I'm toying with the idea of starting my own blog. To get me back in the habit of letting my musings escape the confines of my cranium.
I recently realized the sad trajectory of my writing habit/dependency:
1993-2001: wrote in journal 2-3 times a week.
2001-2008: realizing that I love an audience, I begin phasing out journal writing and save myself for the Aloha Steamtrain gig diary and then this here Rockumentary. Journal is lucky if I touch it 5 times a year.
2008 present: Facebook. Writings are reduced to 3-5 sentences followed by waiting for instant results. This is horrible. Also, Googlechat or Facebookchat--there's something about chatting with a couple people in particular that bring out a slew of rapid fire ideas. I wish I was on a writing team for a successful show or creative team for some company that met only by chat.
In any case, yeah. (that last "nothing" sentence may in fact be the title of the blog) maybe I'll start my own blog. Do people still read blogs? Mine would have a loose focus. If you've noticed, I like writing about music. And relating it to my life. Music and me--my two favorite things to talk about.
I'd also try to hash out ideas. I'd like to sell ideas to people that would do something with them. For top dollar. Hee.
The good thing about a blog is that it's dated. So say I talk about this idea or that idea and a year later, that idea exists and no one consulted me, I'd perhaps have a case. Would that stand up in court?
Maybe my blog would be dedicated to ideas for things that I'll probably not do. Or forget about. I figure if an idea still floats in my head a couple years after the initial flash of inspiration, it's probably not a bad idea.
Here are three ideas:
1) The Ask Me Button Game--you buy a box of, say, 50 buttons (or pins or badges, whatever you call them). They each have a different Ask Me message on them. "Ask me what I did after my prom". Or "Ask me where I'd go if I could retire today" or "Ask me what instrument do I wish I was a master of" and when you have a party, everyone gets one. Maybe every 20 minutes you get a new one. That way, the guests, especially the shy ones, get talking about things other than their jobs.
2) 1966-74: The Book. So many mixes I make seem to have those years as a parameter. Why? I believe those are the 8 years when rock and roll existed as an unabashed, unselfconscious, forward thinking entity. The artists believed in it, the critics were on their side. And there are only a handful (relatively) of songwriters/artists who created and released their stuff through that entire span. Flying by the seat of their pants, trying and failing, changing people's lives, changing the culture, and being taken seriously. I'd focus on maybe half American songwriters (Dylan, Reed, Simon, Wilson, Young...) and half UK (Lennon, Mccartney (separately) Jagger/Richards (together), Townshend, Davies, Van Morrison...).

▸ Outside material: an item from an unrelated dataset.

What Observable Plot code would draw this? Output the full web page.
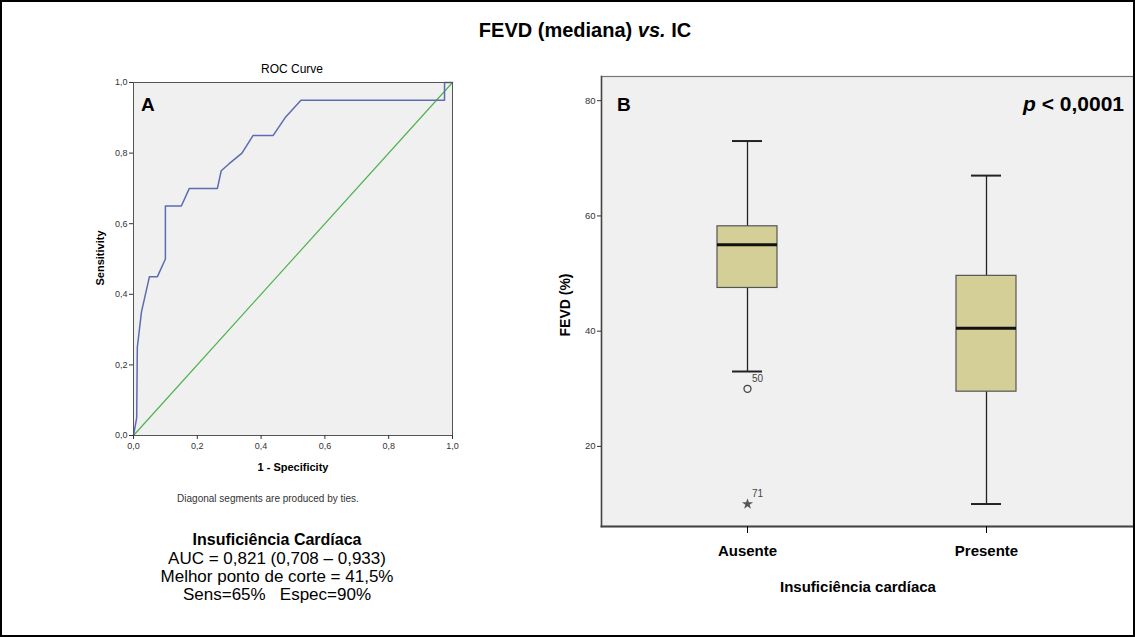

There are patterns that many of them followed: styles, spirituality, drugs, ambition, burnout.. That'd be my focus.
3) Dark Star video game--I'm not a video game guy, and I'm a fair weather Grateful Dead fan. But one thing that never fails to intrigue me is how between 1969-74, the band played the song Dark Star about 200 times, each averaging about 25 minutes, and each totally different, save the vocal part. Online, one can see many many writings, lists, etc about it. I've cross referenced lists and have tracked down most of what people say are "the best" versions. Usually this entails a particularly chaotic noise/feedback section (usually between the first and second verse, or about 15 minutes in), a pretty, pretty spacy, airy part, an unexpected and inspired riff that changes the direction of things, an unexpected jam that happened for the first time (aka "Feelin' Groovy" or "Tighten Up"), or (mostly) inexplicable musical blends that makes you think "what the hell kind of music IS this? Bebop drumming, bass drones, jagged rhythm guitar and bluegrass banjo licks played on the lead guitar with a wah pedal?"
In any case, I discovered about two years ago that I enjoy listening to the Dead--or some eras of them--while driving long distances, which I do a lot. (going against the popular notion that one has to be high and in a big crowd to "get" their music. I'm totally straight and alone when I dig the Dead).
Driving and listening to one version of Dark Star, I came up with a video game idea. Navigating a musical landscape based on several "famous" versions of the tune. Of course, one cannot actually improvise in real time in a video game, but one can program thousands of possibilities, which is pretty much enough. I think Deadheads and many others could go for it. And the more I read about the band, the more "closeted" fans I discover. Ones who just don't wanna get involved "in that scene" but secretly seek out certain things, which leads to more and more...luckily, I've drawn a pretty stern line in the sand at what I do not and never will like.
well, then. Hi and Bye. Let's see where this leads. Maybe this will also serve as the introductory entry in my new blog. Make a seamless segue....?
2 comments:
Cool.
i always enjoy reading what you write and would of course enjoy more of it.